Unnamed: 0,用户标识,signTrain
0,0,1
1,1,1
2,2,1
3,3,1
4,4,0


In [38]:
# 分别merge
df_profile = pd.merge(df_profile,df_userTime,on='用户标识',how='left')
df_bank = pd.merge(df_bank,df_userTime,on='用户标识',how='left')
df_bill = pd.merge(df_bill,df_userTime,on='用户标识',how='left')
df_behaviors = pd.merge(df_behaviors,df_userTime,on='用户标识',how='left')
df_overdue = pd.merge(df_overdue,df_userTime,on='用户标识',how='left')

In [39]:
# 然后根据signTrain完成训练集和测试集的划分
def getTrainTest(df,featSignTrain):
    df_train = df[df[featSignTrain] == 1]
    df_test = df[df[featSignTrain] == 0]
    df_train.drop([featSignTrain],axis=1, inplace=True)
    df_test.drop([featSignTrain],axis=1, inplace=True)
    return df_train,df_test

df_profile_train, df_profile_test = getTrainTest(df_profile,'signTrain')
df_bank_train, df_bank_test = getTrainTest(df_bank,'signTrain')
df_bill_train, df_bill_test = getTrainTest(df_bill,'signTrain')
df_behaviors_train, df_behaviors_test = getTrainTest(df_behaviors,'signTrain')
df_overdue_train, df_overdue_test = getTrainTest(df_overdue,'signTrain')

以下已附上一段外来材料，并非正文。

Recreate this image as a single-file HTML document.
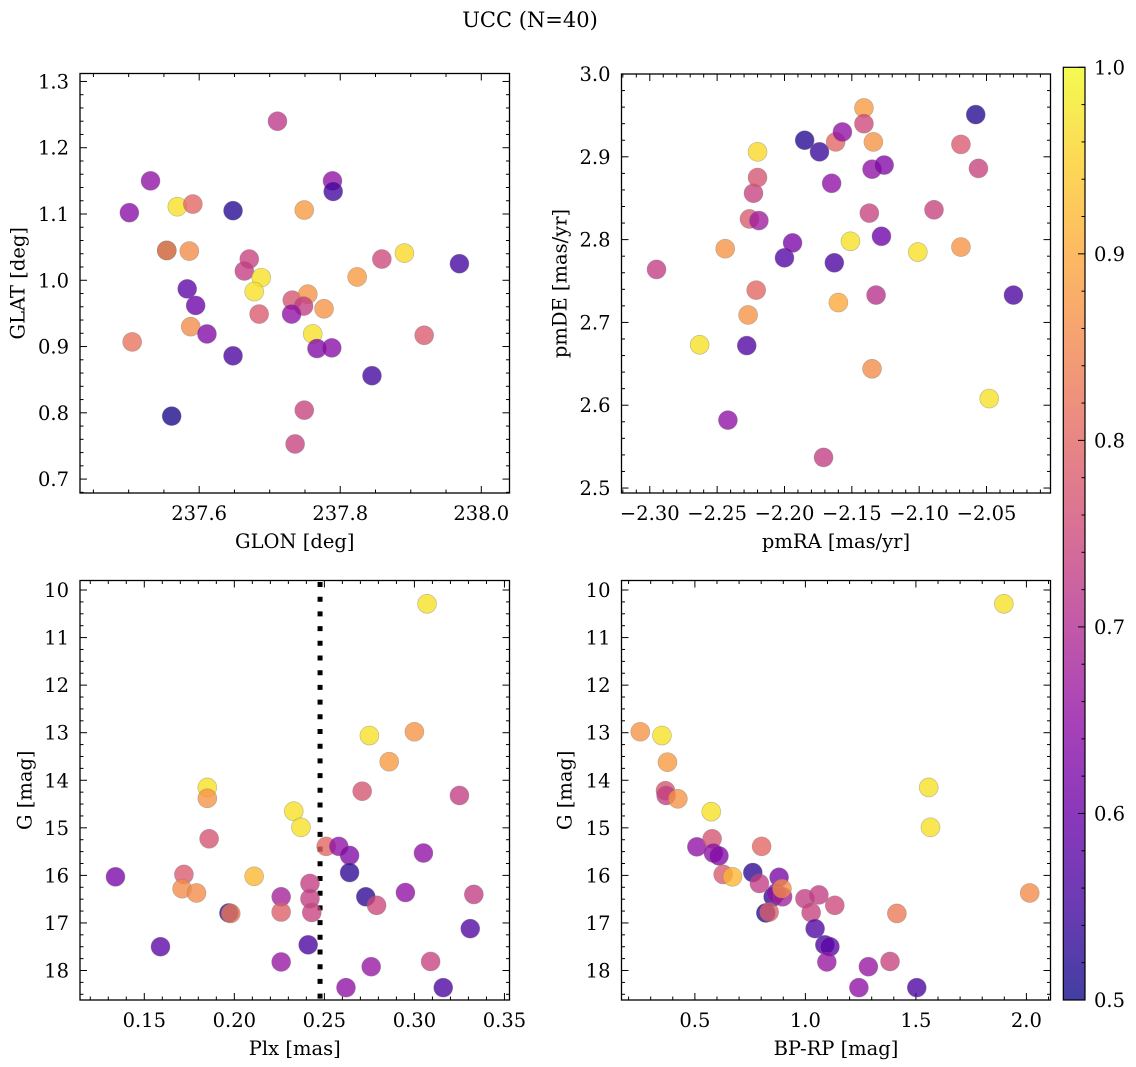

A value is trying to be set on a copy of a slice from a DataFrame

See the caveats in the documentation: http://pandas.pydata.org/pandas-docs/stable/indexing.html#indexing-view-versus-copy
  errors=errors)


## 将测试集划分为A榜和B榜
采用随机划分，1:1的比例

In [69]:
# 打乱顺序
df_overdue_test = df_overdue_test.sample(frac=1)

# 前一半为0，后一半为1
A_list = [1] * int(df_overdue_test.shape[0]*0.5)
B_list = [0] *( df_overdue_test.shape[0]-int(df_overdue_test.shape[0]*0.5) )

df_overdue_test['signAB'] = A_list + B_list

df_overdue_testA = df_overdue_test[df_profile_test['signAB']==1]
df_overdue_testB = df_overdue_test[df_profile_test['signAB']==0]
df_overdue_testA.sort_values(by='用户标识',inplace = True)
df_overdue_testB.sort_values(by='用户标识',inplace = True)

A value is trying to be set on a copy of a slice from a DataFrame

See the caveats in the documentation: http://pandas.pydata.org/pandas-docs/stable/indexing.html#indexing-view-versus-copy
  if sys.path[0] == '':
A value is trying to be set on a copy of a slice from a DataFrame

See the caveats in the documentation: http://pandas.pydata.org/pandas-docs/stable/indexing.html#indexing-view-versus-copy
  del sys.path[0]
A value is trying to be set on a copy of a slice from a DataFrame

See the caveats in the documentation: http://pandas.pydata.org/pandas-docs/stable/indexing.html#indexing-view-versus-copy
  from ipykernel import kernelapp as app


Unnamed: 0,用户标识,signAB
4,4,0
6,6,0
13,13,0
19,19,1
27,27,1


## 写出所有数据

In [76]:
# 写出训练数据
df_profile_train.to_csv("../data/dataV6/train/train_profile.csv",index=None)
df_bank_train.to_csv("../data/dataV6/train/train_bankStatement.csv",index=None)
df_bill_train.to_csv("../data/dataV6/train/train_creditBill.csv",index=None)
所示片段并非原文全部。